Earlier in his political career, Kidan served as New York co-chair of Youth for Reagan/Bush ’84 and later as chairman of Young Professionals for Bush.Kidan became a major donor to Republican candidates and committees after his release from prison. Since 2017, he has contributed at least US$350,000 in direct and in-kind contributions to political committees affiliated with U.S. Representative Lloyd Smucker of Pennsylvania, making him one of Smucker's largest individual donors. He also became a member of Trump's Mar-a-Lago Club, where in February 2023 he married Cristiani De Fatima Pereira, and hosted fundraisers for Republican candidates including Pennsylvania state treasurer Stacy Garrity.
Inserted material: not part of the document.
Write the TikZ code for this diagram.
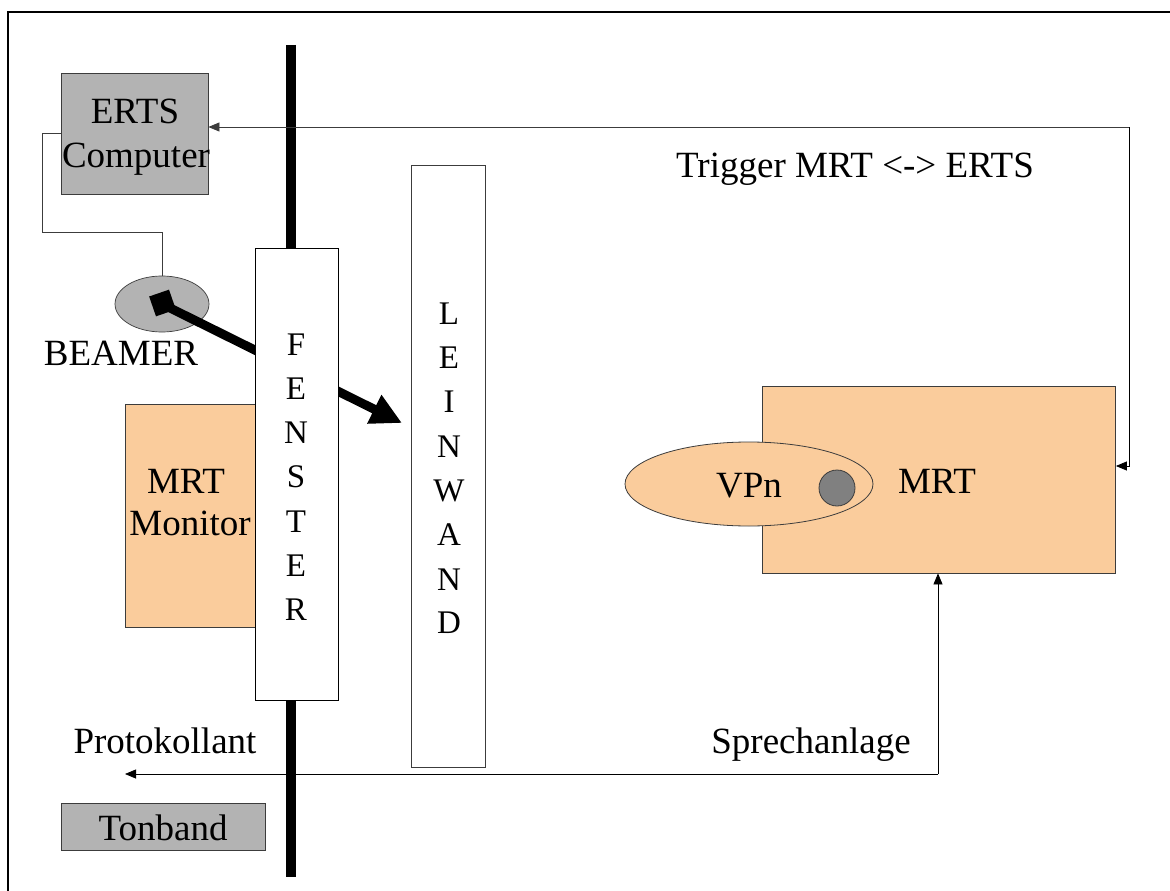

Between April 2023 and February 2024, he contributed a total of US$750,000 to the pro-Trump Super PAC Make America Great Again Inc.

On 3 July 2026, President Donald Trump granted Kidan a full pardon for his 2006 fraud and conspiracy convictions, one of eleven pardons issued that day. The pardon was expected to eliminate the remaining balance of his restitution obligation, which had been accumulating interest since 2006. In announcing the pardon, the White House said that employment agencies and staffing companies Kidan had worked for or led had helped secure entry-level jobs for more than 250,000 people.

Three days before the pardon, Kidan donated to the leadership political action committee of Ryan Mackenzie, a Republican member of Congress from Pennsylvania then facing a competitive re-election contest. Mackenzie's office stated that the congressman had never advocated for the pardon.

==Personal life==
Kidan has been married twice. His first marriage was to Tracy Schneider, with whom he has a daughter, Sloane. Schneider was the sole shareholder of Chartwell Staffing Services, which the couple built together. Kidan initiated divorce proceedings in Pennsylvania in 2017, and the separation gave rise to protracted litigation over control of Chartwell and related trade secrets claims filed in California federal court in 2019. Their divorce was finalized on September 29, 2023.

In February 2023, Kidan married Brazilian-born Cristiani De Fatima Pereira, some 23 years his junior, in a ceremony at Mar-a-Lago attended by Donald Trump and Melania Trump, with a performance by tenor Andrea Bocelli. He resides in Palm Beach Gardens, Florida.

==In popular culture==
Kidan was portrayed by Jon Lovitz in the 2010 biographical satire Casino Jack, directed by George Hickenlooper and starring Kevin Spacey as Abramoff.